Correct Answer: Index cardinality is the number of distinct key values stored in an index, which helps the optimizer estimate selectivity and choose efficient access paths

Explanation:


Introduction / Context:
Index cardinality is an important concept in relational database tuning. Interviewers often ask about it to see whether you understand how optimizers decide when an index is useful. Cardinality affects selectivity estimates, which in turn influence the choice between index scans, index only access, and full table scans. Knowing what index cardinality means and why it matters is essential for performance aware database design.


Given Data / Assumptions:

  • We are working with an indexed column or set of columns in a relational database such as DB2, Oracle, or SQL Server.
  • The database maintains statistics about tables and indexes, including row counts and distinct values.
  • The optimizer uses these statistics to choose execution plans for SQL queries.


Concept / Approach:
Index cardinality refers to the number of distinct key values present in an index. For a single column index, this is the count of unique values in that column. High cardinality means many distinct values relative to the number of rows, while low cardinality means many rows share the same value. The optimizer uses cardinality to estimate how many rows a predicate is likely to return; high selectivity predicates that match few rows often benefit from index access, while low selectivity predicates may be better served by scanning the table.


Step-by-Step Solution:
Step 1: Consider an index on EMPLOYEE.GRADE where GRADE can take values 1 through 10. The index cardinality is the number of distinct grade values actually present in the data. Step 2: If the table has 1 million rows but only 3 distinct values for GRADE, the cardinality is low; many rows share each value, and an equality predicate on GRADE may still retrieve a large portion of the table. Step 3: If instead there is an index on EMPLOYEE_ID where each employee has a unique identifier, the index cardinality is very high and equal to the number of rows; an equality predicate on EMPLOYEE_ID is highly selective. Step 4: The optimizer uses cardinality statistics from the catalog to estimate how many rows will match a given predicate, which guides decisions about using an index versus performing a full scan. Step 5: When statistics are stale or inaccurate, the optimizer may misjudge cardinality, choose suboptimal plans, and degrade performance, which is why keeping statistics current is important.


Verification / Alternative check:
You can verify index cardinality by running queries such as SELECT COUNT(DISTINCT column) FROM table and comparing the results with the statistics stored in the database catalogs. Tools that display execution plans often show estimated cardinalities for intermediate steps; these estimates are based on index and column statistics. When you update statistics and re-explain queries, you may see changes in estimated cardinality and corresponding changes in chosen access paths, demonstrating the practical impact of cardinality information.
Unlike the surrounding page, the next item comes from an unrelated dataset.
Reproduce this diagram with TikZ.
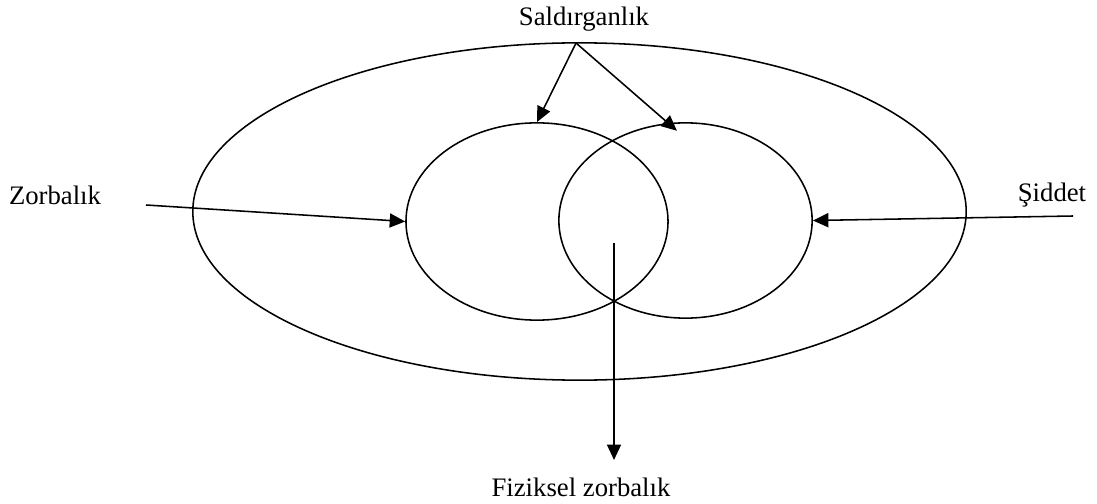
\documentclass[tikz,border=0pt]{standalone}
\usepackage{fontspec}
\setmainfont{Liberation Serif}
\usetikzlibrary{shapes.geometric,arrows.meta,positioning}

\begin{document}
\begin{tikzpicture}[x=0.025cm, y=-0.025cm, line width=1.1pt,
		ring/.style={draw, ellipse, inner sep=0pt},
		label/.style={font=\fontsize{19}{22}\selectfont, inner sep=1pt},
		arr/.style={-{Triangle[length=11pt,width=10pt]}}]
		\useasboundingbox (0,0) rectangle (1097,504);
		
		% outer ellipse and the two circles
		\node[ring, minimum width=19.33cm, minimum height=8.43cm] (outer) at (579.5,211.5) {};
		\node[ring, minimum width=6.55cm, minimum height=4.93cm] (left) at (537,221.5) {};
		\node[ring, minimum width=6.33cm, minimum height=4.88cm] (right) at (685.5,220.5) {};
		
		% labels
		\node[label] (sald) at (584,19) {Saldırganlık};
		\node[label] (zorb) at (55,195) {Zorbalık};
		\node[label] (sidd) at (1052,195) {Şiddet};
		\node[label] (fiz) at (581,487) {Fiziksel zorbalık};
		
		\coordinate (apex) at (576,43);
		\coordinate (zstart) at (146,205);
		\coordinate (sstart) at (1073,216);
		\coordinate (fstart) at (614,243);
		
		% arrows
		\draw[arr] (apex) -- (left.north);
		\draw[arr] (apex) -- ([yshift=-6pt]right.95);
		\draw[arr] (zstart) -- (left.west);
		\draw[arr] (sstart) -- (right.east);
		\draw[arr] (fstart) -- (614,460);
		
	\end{tikzpicture}
\end{document}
Why Other Options Are Wrong:
Option B is incorrect because the total number of bytes on disk is a measure of index size, not cardinality. Option C is wrong because an index is defined on one table or partitioned structures, not shared arbitrarily by multiple tables in the sense described. Option D is incorrect; there is no fixed limit on the number of rebuilds, and rebuild count is unrelated to the concept of cardinality.


Common Pitfalls:
A common pitfall is creating indexes on columns with very low cardinality, such as a gender flag or a simple status that only has a few values. Such indexes provide little selectivity and may not help performance, yet they add overhead to inserts and updates. Another issue is neglecting to refresh statistics after large data changes, leading to outdated cardinality estimates and poor plan choices. Understanding index cardinality helps you design better indexes, choose appropriate indexed columns, and explain why certain queries do or do not benefit from indexing.


Final Answer:
Index cardinality is the number of distinct key values stored in an index, and it is important because the optimizer uses this information to estimate selectivity and choose efficient access paths for SQL queries.